According to Assemblyman Hakeem Jeffries, D-Brooklyn, quoting Winston Churchill to describe the state of the ongoing fight against Atlantic Yards redevelopment: "It is the end of the beginning."

Jeffries joined concerned residents, civic leaders and other elected officials at a meeting Saturday afternoon to discuss the next chapter for those opposed to a mega-project that was no longer a matter of plans or renderings — but as , more and more of a day-to-day reality.

"We were not successful," said Gib Veconi, a member of the board of the Prospect Heights Neighborhood Development Council, of efforts thus far by civic groups and residents seeking to stop, delay or alter the course of Atlantic Yards development. 

With recourse to the courts almost completely cut off, critics of the Atlantic Yards project detailed a new strategy to make the powers-that-be at the site more accountable to residents concerned about traffic impacts, plans for surface parking and a 25-year development timetable. 

"You can no longer have a public-private partnership with the public nowhere to be found," Jeffries said.

Along with state Sen.

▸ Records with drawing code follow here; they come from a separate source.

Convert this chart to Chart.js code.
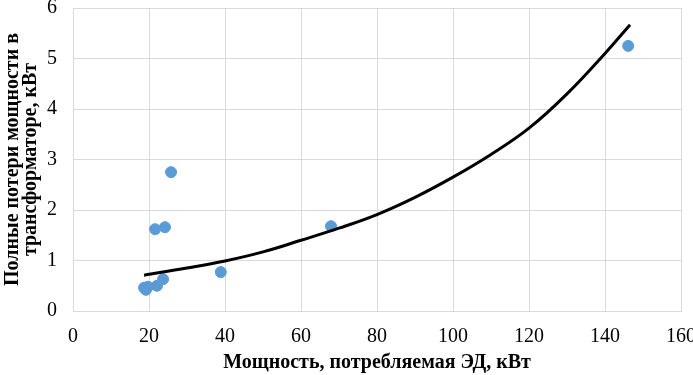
<!DOCTYPE html>
<html>
<head>
<meta charset="utf-8">
<script src="https://cdn.jsdelivr.net/npm/chart.js@4.4.1/dist/chart.umd.min.js"></script>
<style>
  html, body { margin: 0; padding: 0; background: #fff; }
  #wrap { width: 693px; height: 375px; }
</style>
</head>
<body>
<div id="wrap"><canvas id="chart" width="693" height="375"></canvas></div>
<script>
// измеренные точки
const pointsX = [146.1, 25.8, 21.6, 24.2, 67.9, 38.9, 23.7, 22.1, 19.7, 18.7, 19.2];
const pointsY = [5.25, 2.75, 1.62, 1.66, 1.68, 0.77, 0.63, 0.50, 0.48, 0.46, 0.42];

// линия тренда
const trendX = [18.7, 30, 40, 50, 60, 70, 80, 90, 100, 110, 120, 130, 140, 146.6];
const trendY = [0.71, 0.85, 0.99, 1.17, 1.40, 1.64, 1.91, 2.25, 2.65, 3.10, 3.62, 4.30, 5.10, 5.67];

const xTicks = [0, 20, 40, 60, 80, 100, 120, 140, 160];
const yTicks = [0, 1, 2, 3, 4, 5, 6];

const xTitle = 'Мощность, потребляемая ЭД, кВт';
const yTitle = ['Полные потери мощности в', 'трансформаторе, кВт'];

const serif = '"Liberation Serif", "Times New Roman", serif';
const gridColor = '#d9d9d9';

const ctx = document.getElementById('chart').getContext('2d');
new Chart(ctx, {
  type: 'scatter',
  data: {
    datasets: [
      {
        type: 'line',
        data: trendX.map((x, i) => ({ x, y: trendY[i] })),
        borderColor: '#000',
        borderWidth: 3,
        pointRadius: 0,
        fill: false,
        tension: 0.4,
        order: 0
      },
      {
        data: pointsX.map((x, i) => ({ x, y: pointsY[i] })),
        backgroundColor: '#5b9bd5',
        borderColor: '#5b9bd5',
        pointRadius: 5.5,
        order: 1
      }
    ]
  },
  options: {
    responsive: false,
    animation: false,
    layout: { padding: 0 },
    plugins: { legend: { display: false }, tooltip: { enabled: false } },
    scales: {
      x: {
        type: 'linear',
        min: 0, max: 160,
        afterBuildTicks: s => { s.ticks = xTicks.map(v => ({ value: v })); },
        afterFit: s => { s.height = 64; s.paddingRight = 12; s.paddingLeft = 0; },
        grid: { color: gridColor, drawTicks: false },
        border: { color: gridColor },
        ticks: { color: '#000', padding: 14, font: { family: serif, size: 20 } },
        title: {
          display: true, text: xTitle, color: '#000', padding: { top: 2, bottom: 0 },
          font: { family: serif, size: 20, weight: 'bold' }
        }
      },
      y: {
        min: 0, max: 6,
        afterBuildTicks: s => { s.ticks = yTicks.map(v => ({ value: v })); },
        afterFit: s => { s.width = 73; s.paddingTop = 8; s.paddingBottom = 0; },
        grid: { color: gridColor, drawTicks: false },
        border: { color: gridColor },
        ticks: { color: '#000', padding: 16, font: { family: serif, size: 20 } },
        title: {
          display: true, text: yTitle, color: '#000', padding: { top: 4, bottom: 4 },
          font: { family: serif, size: 20, weight: 'bold', lineHeight: 0.9 }
        }
      }
    }
  }
});
</script>
</body>
</html>
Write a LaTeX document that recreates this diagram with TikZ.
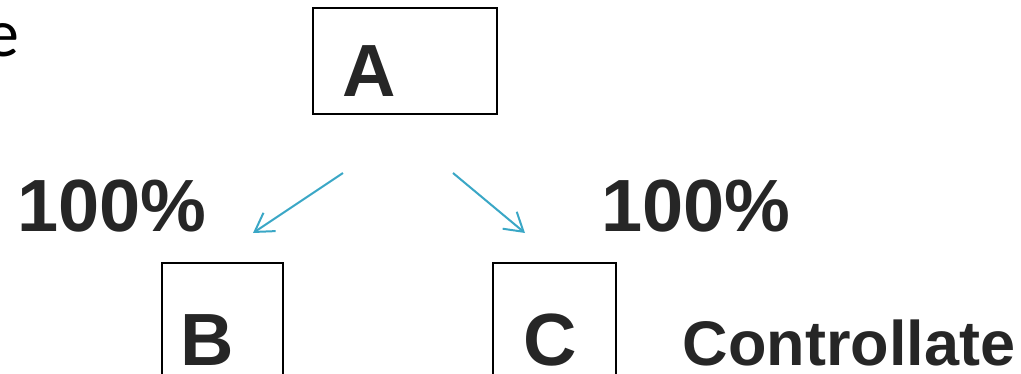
\documentclass[tikz,border=0pt]{standalone}
\usepackage{fontspec}
\setmainfont{Liberation Sans}
\newfontfamily\calib{Carlito}
\usetikzlibrary{arrows.meta}
\definecolor{ink}{HTML}{262626}
\definecolor{teal}{HTML}{3AA7C6}
\tikzset{
  boxstyle/.style={draw=black, line width=1.7pt, inner sep=0pt},
  bigletter/.style={font=\fontsize{74}{80}\selectfont\bfseries, text=ink, inner sep=0pt, anchor=base},
  pct/.style={font=\fontsize{74}{80}\selectfont\bfseries, text=ink, inner sep=0pt, anchor=base},
  arr/.style={draw=teal, line width=2pt, -{Straight Barb[length=18pt,width=22pt,line width=2pt]}}
}
\begin{document}
\begin{tikzpicture}[x=1pt,y=-1pt]
\useasboundingbox (0,0) rectangle (1021,373);
\clip (0,0) rectangle (1021,373);
% partial word at left
\node[font=\calib\fontsize{68}{72}\selectfont, text=black, inner sep=0pt, anchor=base east] (ew) at (20,56) {e};
% boxes
\node[boxstyle, minimum width=184pt, minimum height=106pt] (boxA) at (405,61) {};
\node[boxstyle, minimum width=121pt, minimum height=140pt] (boxB) at (222.5,333) {};
\node[boxstyle, minimum width=123pt, minimum height=140pt] (boxC) at (554.5,333) {};
% letters
\node[bigletter] (A) at (369,96) {A};
\node[bigletter] (B) at (207,365) {B};
\node[bigletter] (C) at (550,365) {C};
% percentages
\node[pct] (p1) at (112,231) {100\%};
\node[pct] (p2) at (696,231) {100\%};
% label
\node[font=\fontsize{63}{68}\selectfont\bfseries, text=ink, inner sep=0pt, anchor=base] (ctrl) at (849,365) {Controllate};
% arrows
\coordinate (a1s) at (343,173);
\coordinate (a1e) at (253,233);
\coordinate (a2s) at (453,173);
\coordinate (a2e) at (525,233);
\draw[arr] (a1s) -- (a1e);
\draw[arr] (a2s) -- (a2e);
\end{tikzpicture}
\end{document}
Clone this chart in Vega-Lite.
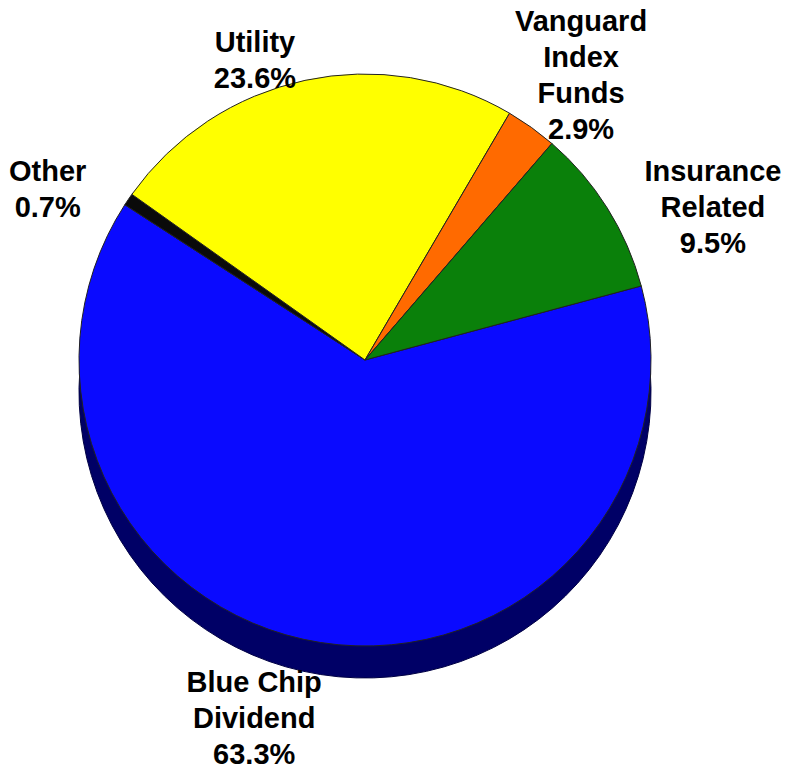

Velmanette Montgomery, D-Brooklyn, Jeffries is a chief sponsor of legislation creating a subsidiary of the Empire State Economic Development Corp. to oversee development at the 22-acre site. 

As proposed, this Atlantic Yards oversight entity would be modeled on similar panels already in place at city projects like Queens West, Moynihan Station and Brooklyn Bridge Park. 

"This is the largest project being done in Brooklyn with no community voice," said 52nd Assembly District leader and Boerum Hill resident Jo Anne Simon. "This is something we have a right to."

Sponsored by Brooklyn Speaks, a coalition of civic groups from neighborhoods adjacent to Atlantic Yards, the meeting focused on governance reform for a project that critics said had already failed to provide promised benefits such as affordable housing and jobs for the community. 

"We were promised 2,200 units of affordable housing, jobs and open spaces," said Michelle de la Uz, co-chair of the Fifth Avenue Committee. "All of these pieces have been delayed."

For Prospect Heights resident Wayne Bailey, it was concerns over the parking of construction vehicles on his block of Pacific Street between 6th and Carlton avenues that brought him to Saturday's meeting at Atlantic Terrace. 

"It's about governance," Bailey said. "It's about knowing who to call when you have a problem."

The bill creating an oversight panel for Atlantic Yards is currently in the Assembly's powerful Rules Committee, which is chaired by Speaker Sheldon Silver. 

Speaking in an empty space with the steel of the rising Barclays Center visible through a window, Jeffries seemed optimistic about the bill's chances of getting a full Assembly vote before the Legislature convened for its summer recess on June 20. 

However, Montgomery — who saw a similar effort fail to pass through a Democrat-controlled state Senate last year — left on a more pragmatic note.

"We are dealing with an environment where money trumps almost everything," she said. "It's been our problem since the beginning."